— start of DATA SECTION —

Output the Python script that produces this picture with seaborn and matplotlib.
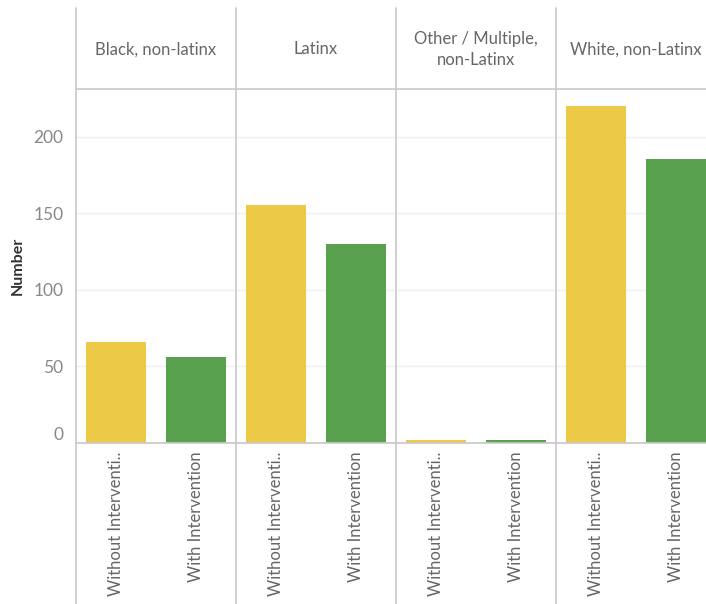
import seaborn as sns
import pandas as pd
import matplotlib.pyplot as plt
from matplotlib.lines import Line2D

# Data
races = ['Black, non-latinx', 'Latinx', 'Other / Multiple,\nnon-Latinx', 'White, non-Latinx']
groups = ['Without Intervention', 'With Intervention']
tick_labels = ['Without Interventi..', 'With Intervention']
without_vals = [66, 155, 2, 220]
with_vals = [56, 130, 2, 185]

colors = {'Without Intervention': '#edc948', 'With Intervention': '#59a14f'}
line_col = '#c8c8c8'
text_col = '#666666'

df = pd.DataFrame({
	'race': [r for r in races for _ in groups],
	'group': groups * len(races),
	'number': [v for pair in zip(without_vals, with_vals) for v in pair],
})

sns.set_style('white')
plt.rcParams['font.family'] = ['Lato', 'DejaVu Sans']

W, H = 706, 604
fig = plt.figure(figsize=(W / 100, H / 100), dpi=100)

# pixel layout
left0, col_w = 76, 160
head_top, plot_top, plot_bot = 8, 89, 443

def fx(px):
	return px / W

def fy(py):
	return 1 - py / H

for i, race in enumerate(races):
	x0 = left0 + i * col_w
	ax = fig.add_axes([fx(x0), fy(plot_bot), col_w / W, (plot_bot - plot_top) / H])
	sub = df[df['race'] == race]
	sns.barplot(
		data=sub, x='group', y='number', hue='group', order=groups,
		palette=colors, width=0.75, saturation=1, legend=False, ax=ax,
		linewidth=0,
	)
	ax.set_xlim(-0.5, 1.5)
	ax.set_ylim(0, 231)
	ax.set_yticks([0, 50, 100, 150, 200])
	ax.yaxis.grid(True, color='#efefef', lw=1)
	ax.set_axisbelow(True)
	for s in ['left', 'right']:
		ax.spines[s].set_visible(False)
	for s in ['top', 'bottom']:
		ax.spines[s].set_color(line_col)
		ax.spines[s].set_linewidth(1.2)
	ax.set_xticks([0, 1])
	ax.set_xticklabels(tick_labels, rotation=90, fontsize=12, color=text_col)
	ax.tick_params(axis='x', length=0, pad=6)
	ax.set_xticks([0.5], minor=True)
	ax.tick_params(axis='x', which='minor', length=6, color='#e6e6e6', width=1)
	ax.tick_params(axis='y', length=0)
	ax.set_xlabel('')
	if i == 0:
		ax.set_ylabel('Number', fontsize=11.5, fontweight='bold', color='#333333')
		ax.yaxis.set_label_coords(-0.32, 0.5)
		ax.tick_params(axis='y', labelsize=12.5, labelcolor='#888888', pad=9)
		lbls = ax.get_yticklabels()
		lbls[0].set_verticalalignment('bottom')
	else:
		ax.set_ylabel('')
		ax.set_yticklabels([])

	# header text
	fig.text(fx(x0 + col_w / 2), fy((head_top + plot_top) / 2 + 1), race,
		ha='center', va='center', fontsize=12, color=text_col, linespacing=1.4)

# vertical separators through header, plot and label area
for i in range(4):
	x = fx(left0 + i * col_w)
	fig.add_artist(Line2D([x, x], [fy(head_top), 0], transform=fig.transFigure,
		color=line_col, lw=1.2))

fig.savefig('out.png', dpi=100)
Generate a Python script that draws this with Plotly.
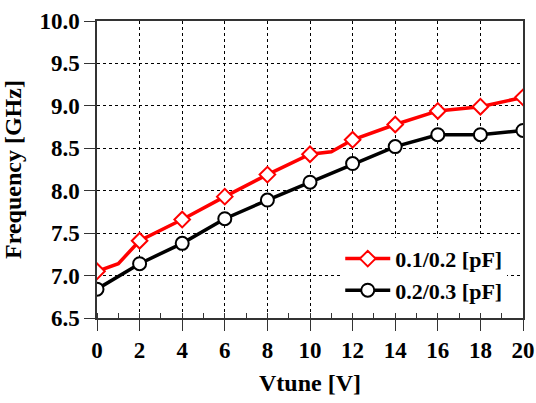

— end of DATA SECTION —

> **TO DO**
Quote the entries above word for word. Leave the images out.

> **OUTPUT FOR THIS TASK**
Output the Python script that produces this picture with seaborn and matplotlib.
import seaborn as sns
import pandas as pd
import matplotlib.pyplot as plt
from matplotlib.lines import Line2D

# Data
races = ['Black, non-latinx', 'Latinx', 'Other / Multiple,\nnon-Latinx', 'White, non-Latinx']
groups = ['Without Intervention', 'With Intervention']
tick_labels = ['Without Interventi..', 'With Intervention']
without_vals = [66, 155, 2, 220]
with_vals = [56, 130, 2, 185]

colors = {'Without Intervention': '#edc948', 'With Intervention': '#59a14f'}
line_col = '#c8c8c8'
text_col = '#666666'

df = pd.DataFrame({
	'race': [r for r in races for _ in groups],
	'group': groups * len(races),
	'number': [v for pair in zip(without_vals, with_vals) for v in pair],
})

sns.set_style('white')
plt.rcParams['font.family'] = ['Lato', 'DejaVu Sans']

W, H = 706, 604
fig = plt.figure(figsize=(W / 100, H / 100), dpi=100)

# pixel layout
left0, col_w = 76, 160
head_top, plot_top, plot_bot = 8, 89, 443

def fx(px):
	return px / W

def fy(py):
	return 1 - py / H

for i, race in enumerate(races):
	x0 = left0 + i * col_w
	ax = fig.add_axes([fx(x0), fy(plot_bot), col_w / W, (plot_bot - plot_top) / H])
	sub = df[df['race'] == race]
	sns.barplot(
		data=sub, x='group', y='number', hue='group', order=groups,
		palette=colors, width=0.75, saturation=1, legend=False, ax=ax,
		linewidth=0,
	)
	ax.set_xlim(-0.5, 1.5)
	ax.set_ylim(0, 231)
	ax.set_yticks([0, 50, 100, 150, 200])
	ax.yaxis.grid(True, color='#efefef', lw=1)
	ax.set_axisbelow(True)
	for s in ['left', 'right']:
		ax.spines[s].set_visible(False)
	for s in ['top', 'bottom']:
		ax.spines[s].set_color(line_col)
		ax.spines[s].set_linewidth(1.2)
	ax.set_xticks([0, 1])
	ax.set_xticklabels(tick_labels, rotation=90, fontsize=12, color=text_col)
	ax.tick_params(axis='x', length=0, pad=6)
	ax.set_xticks([0.5], minor=True)
	ax.tick_params(axis='x', which='minor', length=6, color='#e6e6e6', width=1)
	ax.tick_params(axis='y', length=0)
	ax.set_xlabel('')
	if i == 0:
		ax.set_ylabel('Number', fontsize=11.5, fontweight='bold', color='#333333')
		ax.yaxis.set_label_coords(-0.32, 0.5)
		ax.tick_params(axis='y', labelsize=12.5, labelcolor='#888888', pad=9)
		lbls = ax.get_yticklabels()
		lbls[0].set_verticalalignment('bottom')
	else:
		ax.set_ylabel('')
		ax.set_yticklabels([])

	# header text
	fig.text(fx(x0 + col_w / 2), fy((head_top + plot_top) / 2 + 1), race,
		ha='center', va='center', fontsize=12, color=text_col, linespacing=1.4)

# vertical separators through header, plot and label area
for i in range(4):
	x = fx(left0 + i * col_w)
	fig.add_artist(Line2D([x, x], [fy(head_top), 0], transform=fig.transFigure,
		color=line_col, lw=1.2))

fig.savefig('out.png', dpi=100)
Generate a Python script that draws this with Plotly.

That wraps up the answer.